AS ONE ENTERS THE ROOM a surround-sound system plays poetry written and spoken by Etan Thomas, slowed down to 40 percent of its original speed to create a densely-laden atmosphere. The irregular muted echoes of squash balls striking the walls of surrounding courts offer punctuation points to the low drone inside the room.

ON THE TWO SIDE WALLS are two series of pictures, hung alternately from one series to the other. The first series, taken from Creative Commons-licensed work on Flickr, represents moving bodies as they negotiate various types of waveforms in public space, such as the street skater who fluidly contours the urban architectural field. The second represents similar imagery, but which has been leveraged as part of the spectacle industry. The images are all the same size and mounted in identical silver frames with white matting. They are spaced as if the wall was the x-axis of time and the two series formed the intersection points of cosine and sine waves, respectively.

ON THE FRONT WALL is a third series of pictures, this one representing instances of the linear as they may be found in the varied landscapes of sport, such as the chalk line of the baseball path or the running lanes of a sprinting track. They are irregularly-sized and mounted in frames of assorted shapes and colours. They appear to proliferate from both above and below the service boundary at the centre of the front wall: line, sine, cosine.

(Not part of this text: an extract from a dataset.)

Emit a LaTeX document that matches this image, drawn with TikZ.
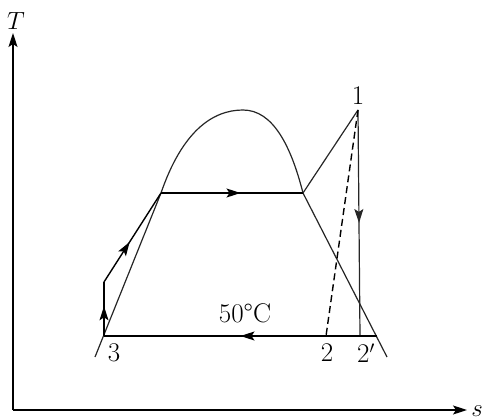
\documentclass[tikz,border=0pt]{standalone}
\usepackage{fontspec}
\usetikzlibrary{arrows.meta,decorations.markings}
\begin{document}
\begin{tikzpicture}[x=1pt,y=-1pt,
  line/.style={line width=1.4pt,black},
  thin line/.style={line width=1.2pt,black!85},
  tip/.style={-{Stealth[length=14pt,width=9pt,inset=3pt]}},
  midarrow/.style={postaction={decorate},decoration={markings,mark=at position #1 with {\arrow{Stealth[length=14pt,width=9pt,inset=3pt]}}}},
  lbl/.style={font=\fontsize{27}{30}\selectfont,inner sep=0pt}]
\useasboundingbox (0,0) rectangle (482,420);
% axes
\coordinate (O) at (13,410);
\coordinate (Ty) at (13,33);
\coordinate (Sx) at (467,410);
\draw[line,tip] (O) -- (Ty);
\draw[line,tip] (O) -- (Sx);
\node[lbl] (T) at (16,21) {$T$};
\node[lbl] (S) at (477,411) {$s$};
% saturation dome
\coordinate (dl) at (95,357);
\coordinate (fl) at (161,193);
\coordinate (top) at (243,110);
\coordinate (gr) at (303,193);
\coordinate (dr) at (387,357);
\draw[thin line] (dl) -- (fl) .. controls (182,132) and (212,110) .. (top)
  .. controls (273,110) and (291,146) .. (gr) -- (dr);
% cycle points
\coordinate (p3) at (104,336);
\coordinate (p3a) at (104,282);
\coordinate (p1) at (358,110);
\coordinate (p2) at (326,336);
\coordinate (p2p) at (360,336);
\coordinate (pend) at (377,336);
\draw[line,midarrow=0.55] (p3) -- (p3a);
\draw[line,midarrow=0.45] (p3a) -- (fl);
\draw[line,midarrow=0.56] (fl) -- (gr);
\draw[thin line] (gr) -- (p1);
\draw[thin line,midarrow=0.5] (p1) -- (p2p);
\draw[line,dash pattern=on 7pt off 4pt] (p1) -- (p2);
\draw[line,midarrow=0.5] (pend) -- (p3);
% labels
\node[lbl] (l1) at (358,96) {1};
\node[lbl] (l3) at (114,353) {3};
\node[lbl] (l2) at (327,353) {2};
\node[lbl] (l2p) at (366,353) {2$'$};
\node[lbl] (t50) at (245,313) {50°C};
\end{tikzpicture}
\end{document}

ON THE BACK WALL, mounted over the entrance, is a surveillance camera that looks directly toward the centre of the court.

THE CENTRE OF THE COURT, where the short line dividing frontcourt and backcourt intersects with the line dividing service areas, is the position of power in squash. At this point stands a regulation ten-foot basketball net whose stanchion and backboard are painted white to match the walls of the court. The rim is freshly painted orange. From the rim hangs a full body suit of skin, similar to a wetsuit, fashioned from some type of Hollywood f/x latex. The skin has a pair of long basketball shorts and wristbands sewn onto the appropriate points of the body, and is inscribed all over its surface with a number of tattoos. It hangs from the rim by large hooks whose points pierce through its stretched back, not unlike as if Stelarc had been a basketball player.